I read with great interest several recent articles about the upcoming changes to Social Security rules. One in particular which I will recommend is by Philip Moeller who is an expert on retirement, aging, and health and is co-author of The New York Times bestseller, “Get What’s Yours: The Secrets to Maxing Out Your Social Security.” This information is timely because a deadline is quickly approaching. In order to avail yourself of the IRS’s “File and Suspend” rules and the “Claim Now, Claim More Later” strategy, you must file for Social Security benefits by April 29th 2016 before these options end. Below are some additional pieces of information on that and other topics that I found particularly thought-provoking:
If you’re married or divorced and turning at least 62 by January 1, 2016, it’s crunch time. Your deadline is April 29, 2016. The budget bill signed by President Obama included perhaps the most significant change in Social Security benefits since 1983. Two major Social Security claiming strategies for married couples and divorced individuals have now been closed.
All of which has left a lot of pre-retirees scrambling. To help you make sense of these changes, and to help you decide how to respond, here are five key points to know:
- Married couples will have fewer claiming options. The popular strategy “File & Suspend” will no longer be allowed.
By Friday, April 29, 2016—about six months after the bill’s signing—people who have not yet filed for Social Security benefits will no longer be able to use the program’s “file and suspend” rule. This claiming strategy has permitted one member of a married couple to file for Social Security at full retirement age, thereby enabling a husband or wife to file for a spousal benefit. The higher earning spouse, meanwhile, could then suspend his or her own retirement benefit, which could earn delayed retirement credits by 8% a year.
- If you turn 62 in 2016 or later, the “Claim Now, Claim More Later” strategy will also disappear. Though less widely known, this strategy allowed the lower earning spouse to apply for their own benefit and the higher earning spouse to file a restricted application for their spousal benefit based on the lower earning spouse’s record. The higher earning spouse could then switch to their own higher benefit at age 70. Under the new law, both spouses will be required to file for all benefits at once.
- There are a few exceptions, though time is running out for some. Age 66: Depending on your age, you may have a window of opportunity. First, a person at least age 66 can continue to file and suspend until April 29, 2016. By doing so, your spouse and qualifying family members may be eligible to receive benefits after the law becomes effective. Plus you can continue to receive delayed retirement credits for up to four years. Clearly, if you are 66 or older and intend to do this, you should start the process NOW.
Second, people who are 62 or older as of Jan. 1, 2016, are grandfathered in and will not be subject to the expanded deeming rules. This means that if you filed (or filed and suspended) for your own retirement benefits (or do so in the next six months), your spouse can still file a restricted application for just spousal benefits. But to qualify for this exception, your spouse will need to be at least 62 by Jan. 1, 2016.

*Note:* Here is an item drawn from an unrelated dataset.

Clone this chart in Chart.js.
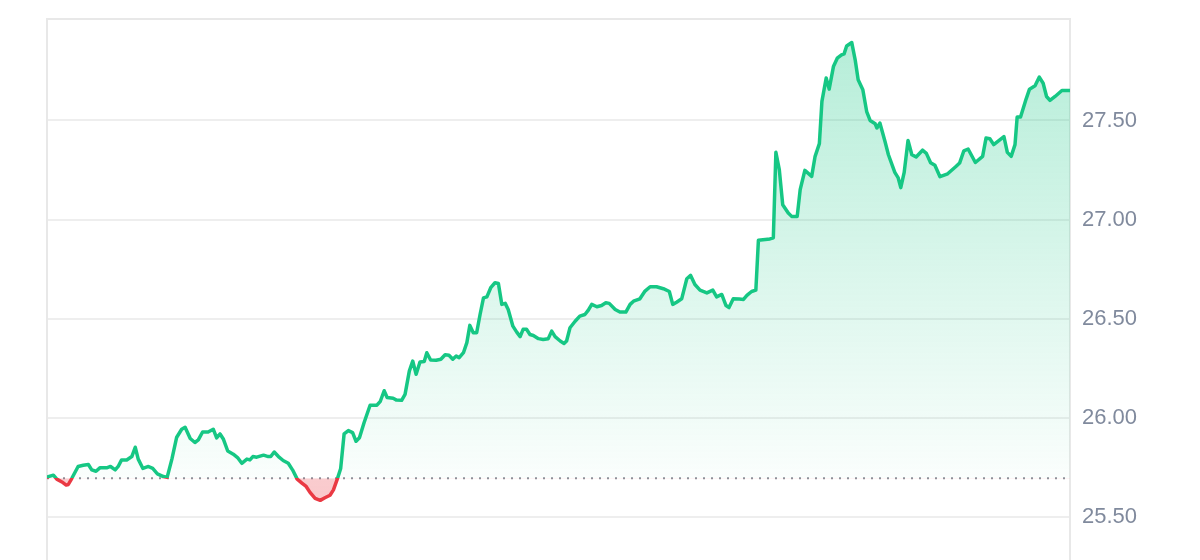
<!DOCTYPE html>
<html lang="en">
<head>
    <meta charset="UTF-8">
    <title>Price Chart</title>
    <script src="https://cdn.jsdelivr.net/npm/chart.js"></script>
    <style>
        body { margin: 0; background: #fff; overflow: hidden; }
        .wrap { width: 1200px; height: 560px; }
    </style>
</head>
<body>
    <div class="wrap"><canvas id="priceChart"></canvas></div>
    <script>
        // hours since open
        const hours = [
            0, 0.15, 0.23, 0.35, 0.45, 0.50, 0.58, 0.73, 0.85, 0.97, 1.05, 1.15, 1.24, 1.40, 1.49, 1.60, 1.67, 1.75, 1.87, 1.99,
            2.07, 2.14, 2.25, 2.38, 2.48, 2.59, 2.73, 2.82, 2.93, 3.04, 3.16, 3.24, 3.36, 3.47, 3.55, 3.65, 3.78, 3.90, 3.98, 4.06,
            4.14, 4.24, 4.37, 4.47, 4.57, 4.69, 4.76, 4.83, 4.92, 5.08, 5.19, 5.25, 5.33, 5.43, 5.54, 5.66, 5.76, 5.87, 5.98, 6.08,
            6.17, 6.29, 6.41, 6.52, 6.64, 6.72, 6.81, 6.89, 6.97, 7.07, 7.17, 7.25, 7.33, 7.44, 7.58, 7.74, 7.82, 7.91, 7.98, 8.12,
            8.20, 8.32, 8.40, 8.50, 8.58, 8.66, 8.75, 8.85, 8.91, 9.00, 9.13, 9.24, 9.34, 9.43, 9.52, 9.60, 9.67, 9.77, 9.85, 9.92,
            10.00, 10.08, 10.16, 10.24, 10.32, 10.41, 10.51, 10.59, 10.67, 10.75, 10.82, 10.93, 11.02, 11.10, 11.17, 11.25, 11.33, 11.41, 11.53, 11.64,
            11.76, 11.84, 11.92, 12.04, 12.13, 12.19, 12.27, 12.39, 12.50, 12.62, 12.70, 12.78, 12.90, 13.01, 13.11, 13.19, 13.33, 13.44, 13.58, 13.68,
            13.76, 13.91, 14.03, 14.15, 14.30, 14.46, 14.60, 14.68, 14.77, 14.89, 15.01, 15.10, 15.20, 15.32, 15.48, 15.62, 15.71, 15.83, 15.93, 16.00,
            16.10, 16.24, 16.34, 16.42, 16.53, 16.63, 16.69, 16.96, 17.04, 17.10, 17.18, 17.26, 17.39, 17.47, 17.60, 17.67, 17.78, 17.94, 18.02, 18.12,
            18.18, 18.28, 18.35, 18.45, 18.54, 18.64, 18.70, 18.76, 18.88, 18.96, 19.03, 19.14, 19.23, 19.31, 19.43, 19.47, 19.54, 19.66, 19.74, 19.89,
            19.97, 20.03, 20.11, 20.20, 20.29, 20.39, 20.54, 20.63, 20.73, 20.83, 20.95, 21.13, 21.33, 21.41, 21.51, 21.61, 21.78, 21.95, 22.03, 22.12,
            22.21, 22.45, 22.53, 22.62, 22.71, 22.76, 22.84, 22.97, 23.05, 23.18, 23.28, 23.37, 23.45, 23.53, 23.65, 23.81, 24.00
        ];
        const prices = [
            25.700, 25.710, 25.690, 25.676, 25.660, 25.663, 25.693, 25.754, 25.760, 25.764, 25.737, 25.730, 25.747, 25.747, 25.754, 25.737, 25.754, 25.787, 25.787, 25.804,
            25.851, 25.791, 25.744, 25.754, 25.744, 25.717, 25.703, 25.700, 25.791, 25.900, 25.942, 25.952, 25.895, 25.875, 25.888, 25.928, 25.928, 25.942, 25.898, 25.918,
            25.891, 25.832, 25.816, 25.799, 25.770, 25.791, 25.787, 25.804, 25.801, 25.811, 25.804, 25.804, 25.827, 25.804, 25.784, 25.770, 25.737, 25.690, 25.670, 25.653,
            25.623, 25.593, 25.583, 25.596, 25.609, 25.636, 25.690, 25.744, 25.918, 25.935, 25.925, 25.881, 25.899, 25.976, 26.063, 26.063, 26.083, 26.136, 26.102, 26.098,
            26.089, 26.088, 26.118, 26.235, 26.286, 26.219, 26.281, 26.284, 26.328, 26.291, 26.290, 26.295, 26.318, 26.315, 26.295, 26.311, 26.303, 26.328, 26.379, 26.466,
            26.429, 26.429, 26.521, 26.605, 26.610, 26.656, 26.681, 26.677, 26.572, 26.577, 26.546, 26.462, 26.432, 26.409, 26.446, 26.446, 26.420, 26.415, 26.399, 26.395,
            26.399, 26.437, 26.409, 26.387, 26.375, 26.387, 26.454, 26.487, 26.513, 26.521, 26.543, 26.572, 26.560, 26.566, 26.580, 26.577, 26.546, 26.533, 26.533, 26.572,
            26.588, 26.600, 26.639, 26.661, 26.661, 26.651, 26.637, 26.572, 26.583, 26.600, 26.701, 26.718, 26.672, 26.644, 26.630, 26.644, 26.610, 26.622, 26.566, 26.556,
            26.600, 26.599, 26.597, 26.617, 26.637, 26.644, 26.895, 26.902, 26.908, 27.339, 27.252, 27.075, 27.033, 27.016, 27.016, 27.151, 27.248, 27.218, 27.319, 27.383,
            27.596, 27.714, 27.658, 27.772, 27.814, 27.831, 27.836, 27.876, 27.893, 27.806, 27.705, 27.655, 27.545, 27.500, 27.483, 27.462, 27.487, 27.394, 27.327, 27.238,
            27.210, 27.161, 27.238, 27.399, 27.327, 27.316, 27.350, 27.334, 27.287, 27.274, 27.216, 27.231, 27.269, 27.285, 27.347, 27.356, 27.288, 27.319, 27.411, 27.408,
            27.378, 27.419, 27.339, 27.319, 27.378, 27.517, 27.517, 27.608, 27.658, 27.675, 27.719, 27.688, 27.621, 27.601, 27.621, 27.651, 27.651
        ];
        const openPrice = 25.695;
        const yTicks = [25.5, 26, 26.5, 27, 27.5];
        const yMin = 25.282;
        const yMax = 28.012;

        const green = '#16c784';
        const red = '#ea3943';

        function basePixel(chart) {
            return chart.scales.y.getPixelForValue(openPrice);
        }

        // line is green above the open price and red below it
        function lineColor(context) {
            const chart = context.chart;
            const area = chart.chartArea;
            if (!area) return green;
            const stop = Math.min(1, Math.max(0, (basePixel(chart) - area.top) / (area.bottom - area.top)));
            const g = chart.ctx.createLinearGradient(0, area.top, 0, area.bottom);
            g.addColorStop(0, green);
            g.addColorStop(stop, green);
            g.addColorStop(stop, red);
            g.addColorStop(1, red);
            return g;
        }

        function priceFill(context) {
            const chart = context.chart;
            const area = chart.chartArea;
            if (!area) {
                return { target: { value: openPrice }, above: 'rgba(22,199,132,0.15)', below: 'rgba(234,57,67,0.28)' };
            }
            const base = basePixel(chart);
            const up = chart.ctx.createLinearGradient(0, area.top, 0, base);
            up.addColorStop(0, 'rgba(22,199,132,0.33)');
            up.addColorStop(1, 'rgba(22,199,132,0.02)');
            const down = chart.ctx.createLinearGradient(0, base, 0, area.bottom);
            down.addColorStop(0, 'rgba(234,57,67,0.26)');
            down.addColorStop(1, 'rgba(234,57,67,0.32)');
            return { target: { value: openPrice }, above: up, below: down };
        }

        const framePlugin = {
            id: 'frame',
            beforeDatasetsDraw(chart) {
                const { ctx, chartArea: a } = chart;
                ctx.save();
                ctx.strokeStyle = '#e8e8e8';
                ctx.lineWidth = 2;
                ctx.beginPath();
                ctx.moveTo(a.left, a.bottom);
                ctx.lineTo(a.left, a.top);
                ctx.lineTo(a.right, a.top);
                ctx.lineTo(a.right, a.bottom);
                ctx.stroke();
                ctx.restore();
            }
        };

        new Chart(document.getElementById('priceChart'), {
            type: 'line',
            data: {
                datasets: [
                    {
                        data: hours.map((h, i) => ({ x: h, y: prices[i] })),
                        borderColor: lineColor,
                        borderWidth: 3.5,
                        borderJoinStyle: 'round',
                        borderCapStyle: 'round',
                        pointRadius: 0,
                        tension: 0,
                        fill: priceFill
                    },
                    {
                        data: [{ x: hours[0], y: openPrice }, { x: hours[hours.length - 1], y: openPrice }],
                        borderColor: '#8d929c',
                        borderWidth: 2,
                        borderDash: [2, 6],
                        pointRadius: 0,
                        fill: false
                    }
                ]
            },
            options: {
                responsive: true,
                maintainAspectRatio: false,
                animation: false,
                layout: { padding: { left: 47, top: 19, right: 0, bottom: 0 } },
                plugins: {
                    legend: { display: false },
                    tooltip: { enabled: false }
                },
                scales: {
                    x: { type: 'linear', min: 0, max: 24, display: false },
                    y: {
                        position: 'right',
                        min: yMin,
                        max: yMax,
                        afterBuildTicks: s => { s.ticks = yTicks.map(v => ({ value: v })); },
                        afterFit: s => {
                            s.width = 130;
                            s.paddingTop = 0;
                            s.paddingBottom = 0;
                        },
                        border: { display: false },
                        grid: { color: '#eeeeee', lineWidth: 2, drawTicks: false },
                        ticks: {
                            padding: 12,
                            color: '#808a9d',
                            font: { family: '"Liberation Sans", Arial, sans-serif', size: 22 },
                            callback: v => v.toFixed(2)
                        }
                    }
                }
            },
            plugins: [framePlugin]
        });
    </script>
</body>
</html>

Younger than 62 on Jan. 1, 2016: Anyone who doesn’t turn 62 by the end of this year will lose the right to claim spousal benefits only. If you are entitled to both spousal and worker benefits, you’ll be deemed to be filing for the largest benefit possible — your own or your spousal with no better option
- Divorced spouses have fewer options. Claiming spousal benefits as a divorced spouse. Under the old rules, you could claim a spousal benefit only at 66 as long as your divorced spouse was 62, and delay claiming your worker’s benefit until it reached its maximum value at age 70. That option has been eliminated. When you file, you’ll be deemed to be filing for the largest benefit possible. Also, the new rules seem to require that the spouse of a divorced person filing for benefits also must have filed for his or her own benefits. Since this could allow 1 ex-spouse to hold the other ex-spouse’s benefits hostage, financial experts believe this aspect of the new regulations will be corrected.
- Widows and widowers are mostly unaffected. Survivors who are eligible for both earned and survivor benefits will continue to have 2 strategies available to them. They will continue to be able to start with a survivor benefit at age 60, then switch to a higher worker’s benefit anytime up until age 70. Or under some circumstances, a widow may find it advantageous to start with a worker’s benefit at age 62 and switch to a higher survivor’s benefit at full retirement age.
Are online tools available to help me sort out a new claiming strategy?
Many online advice tools are still being updated. Two leading providers of Social Security claiming software, Maximize My Social Security and Social Security Solutions, have posted partial explanations of the changes and urged people to proceed carefully before making any new claiming decisions.
Social Security has not yet posted any notice about the changes on its public site. It is expected to update its formal rules, but this process could take some time. When making claims at the SSA, use the agency’s automated processes, keeping any human interaction to the minimum. Especially if you have multistep claiming strategies or benefit calculations, avoid frontline workers, who are not familiar with such strategies and may create unnecessary problems for clients.